It’s easy to grow discouraged at the state of the church. As a person who invests a lot of time and attention to studying the church, her health and what Jesus requires of her, I often find myself prone to lamenting her state. Writers from all backgrounds and denominations have written about the church, and I have read many of these books and publications. The standard book begins with a few chapters outlining all the ways the church has failed with the rest of the book providing the solution. If only we did this or that or the other thing, we would make the church what she was intended to be. I haven’t read too many books that give the church a pat on the back and say “good job!” Maybe for good reason. Maybe not. When I wrote The Discipline of Spiritual Discernment I was deliberate in not doing that, in not giving a long list of all the ways the church has failed. What real value would there be in spreading that seed of discouragement?
Here are just a couple of examples of people who have taken on the church in recent years. Rick Warren wrote the mega-seller The Purpose Driven Church and in it he proclaimed that the church has lost sight of her purpose and that God was calling her to rediscover it. Millions of pastors bought and read this book and began what Warren refers to as the Second Reformation—a Reformation of purpose. A couple of years ago I counted six or seven books in the Christian bookstore heralding “the next Reformation,” yet all of them pointed towards a different basis for this Reformation. The men and women of the Emergent community (does anyone even remember Emergent anymore?) continually wrote indictments of the church, showing how, in their view, she has failed in the modern world and is primed to be an even greater failure in the postmodern world. A person who was fully immersed in the emerging church sent me an email once and wrote about “denominational distinctives that strive to keep us divided” as if churches are purposely focusing on the distinctives in order to drive wedges between them and other believers. There are any number of other authors that identify problems and tell us how to fix them. Many people are proud to be believers, yet are ashamed to be part of the church, the visible body of Christ. They portray the church as being purposeless, intellectual and ancient, knowingly and joyfully trapped in the past, snickering as we watch our neighbors fall into the abyss.
Yet the church is not a failure; the church—the remnant of those who are faithful, who compose only a part of the wider, visible church, remain true to Christ and continue to do God’s work in the world. Jesus himself told us that the road to salvation is narrow and only a few enter, so we should not be surprised when there are far more who turn their backs than respond with joy. We mourn their loss but trust in God’s sovereignty in saving a people to himself. This I can guarantee: 100% of God’s people have been (or will be!) ministered to and shaped by the Word of God. Every one of them has heard the preaching of a minister of the Word or has read a Bible lovingly and obediently translated. Every one of them has been successfully ministered to by another Christian. Why then do we dwell so often and sometimes exclusively on our failures and shortcomings? Does this honor God and glorify him for the battles that have been won and the lives he has changed through us?

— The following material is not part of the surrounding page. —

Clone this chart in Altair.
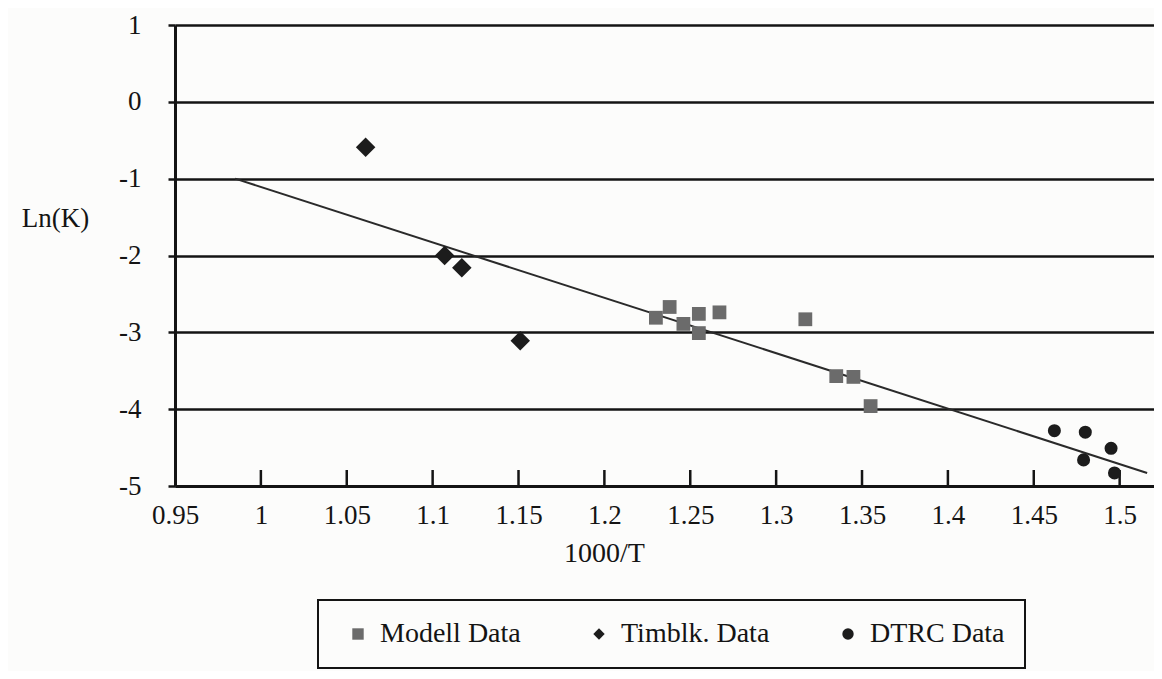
import altair as alt
import pandas as pd

# ---- data ----
series = ["Modell Data", "Timblk. Data", "DTRC Data"]

modell_x = [1.230, 1.238, 1.246, 1.255, 1.255, 1.267, 1.317, 1.335, 1.345, 1.355]
modell_y = [-2.81, -2.67, -2.89, -2.76, -3.01, -2.74, -2.83, -3.57, -3.58, -3.96]

timblk_x = [1.061, 1.107, 1.117, 1.151]
timblk_y = [-0.59, -2.00, -2.16, -3.11]

dtrc_x = [1.462, 1.480, 1.495, 1.479, 1.497]
dtrc_y = [-4.28, -4.30, -4.51, -4.66, -4.83]

trend_x = [0.985, 1.516]
trend_y = [-1.00, -4.83]

x_ticks = [0.95, 1.0, 1.05, 1.1, 1.15, 1.2, 1.25, 1.3, 1.35, 1.4, 1.45, 1.5]
y_ticks = [-5, -4, -3, -2, -1, 0, 1]

# ---- tables ----
pts = pd.DataFrame({
    "x": modell_x + timblk_x + dtrc_x,
    "y": modell_y + timblk_y + dtrc_y,
    "series": [series[0]] * len(modell_x) + [series[1]] * len(timblk_x) + [series[2]] * len(dtrc_x),
})
trend = pd.DataFrame({"x": trend_x, "y": trend_y})
ticks = pd.DataFrame({"x": x_ticks[1:]})

FONT = "Liberation Serif, Times New Roman, Times, serif"
INK = "#141414"
W, H = 979, 461

x_scale = alt.Scale(domain=[0.95, 1.52], nice=False, zero=False)
y_scale = alt.Scale(domain=[-5, 1], nice=False, zero=False)

x_axis = alt.Axis(
    values=x_ticks, title="1000/T", grid=False, ticks=False,
    labelExpr="'' + round(datum.value * 100) / 100",
    labelPadding=16, labelFont=FONT, labelFontSize=27, labelColor=INK,
    labelFlush=False, labelOverlap=False,
    domainColor=INK, domainWidth=3,
    titleFont=FONT, titleFontSize=28, titleFontWeight="normal", titleColor=INK,
    titleX=429, titleY=67, titleAlign="center", titleBaseline="middle",
)
y_axis = alt.Axis(
    values=y_ticks, title="Ln(K)", grid=True, gridColor=INK, gridWidth=2.5, gridOpacity=1,
    tickSize=7, tickWidth=2.5, tickColor=INK,
    labelExpr="datum.value < 0 ? '-' + abs(datum.value) : '' + datum.value",
    labelPadding=27, labelFont=FONT, labelFontSize=27, labelColor=INK,
    labelFlush=False, labelOverlap=False,
    domainColor=INK, domainWidth=3,
    titleFont=FONT, titleFontSize=27, titleFontWeight="normal", titleColor=INK,
    titleAngle=0, titleX=-120, titleY=193, titleAlign="center", titleBaseline="middle",
)

X = alt.X("x:Q", scale=x_scale, axis=x_axis)
Y = alt.Y("y:Q", scale=y_scale, axis=y_axis)

legend = alt.Legend(
    orient="none", legendX=143, legendY=575, direction="horizontal", title=None,
    strokeColor=INK, padding=20, columnPadding=58, symbolOffset=6,
    labelFont=FONT, labelFontSize=28, labelColor=INK, labelOffset=8,
    symbolSize=130, symbolStrokeWidth=0,
)

color_scale = alt.Scale(domain=series, range=["#6b6b6b", "#1c1c1c", "#1c1c1c"])
shape_scale = alt.Scale(domain=series, range=["square", "diamond", "circle"])

tick_layer = alt.Chart(ticks).mark_rule(color=INK, strokeWidth=2.5).encode(
    x=X, y=alt.value(H), y2=alt.value(H - 16)
)

trend_layer = alt.Chart(trend).mark_line(color="#2a2a2a", strokeWidth=2).encode(x=X, y=Y)


def series_layer(name, size):
    return (
        alt.Chart(pts)
        .transform_filter(alt.datum.series == name)
        .mark_point(filled=True, opacity=1, size=size)
        .encode(
            x=X, y=Y,
            color=alt.Color("series:N", scale=color_scale, legend=legend),
            shape=alt.Shape("series:N", scale=shape_scale, legend=legend),
        )
    )


chart = (
    alt.layer(
        tick_layer, trend_layer,
        series_layer(series[0], 190),
        series_layer(series[1], 380),
        series_layer(series[2], 170),
    )
    .properties(
        width=W, height=H,
        autosize=alt.AutoSizeParams(type="none"),
        padding={"left": 167, "top": 17, "right": 0, "bottom": 185},
        background="#fcfcfb",
    )
    .configure_view(stroke=None)
    .configure_legend(strokeWidth=2)
)

chart.save("out.html", embed_options={"renderer": "svg", "actions": False})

Too often we see the church as an abject failure. I used to receive regular emails from a friend who has a high view of his own sin. He tends to sign his emails as “your sinful, spiteful, hell-deserving sinner of a friend” or something else along those lines. He never hides from his own sin, and I admire that. And while it is fully true that he is a sinner and no doubt feels spite and malice and while he does deserve hell, this is only half the story. In his view of his sin I think he often loses sight of the fact that in God’s eyes he is now a beautiful new creation, restored to the image of the Creator. He has been bought with precious blood and adopted into the family of the king! I continually have to remind him that he is focusing on only half of the battle. His emphasis on his sin does not allow him to see the beauty of what he has become. And I think this is how the church often sees itself—it sees the bad and loses track of all the great things that the church has accomplished through Christ and for the glory of God. It sees in the church the image of sinful humanity but loses sight of the fact that the church is the beautiful bride of Christ.
The church, despite sin and failings and shortcomings and imperfections of all sorts is a glorious body and one that I know Christ is proud of. I know that there is so much more we could do, and must do. I know the church is not all that God wants it to be. Yet I am confident that it brings him glory and makes him proud.
So if you are part of this body, allow yourself a moment of gratitude and awe for what God has done in and through his body; thank God that you can be part of something so awesome, so glorious, so godly. And then put your hand to the plow and continue the work he has entrusted to us.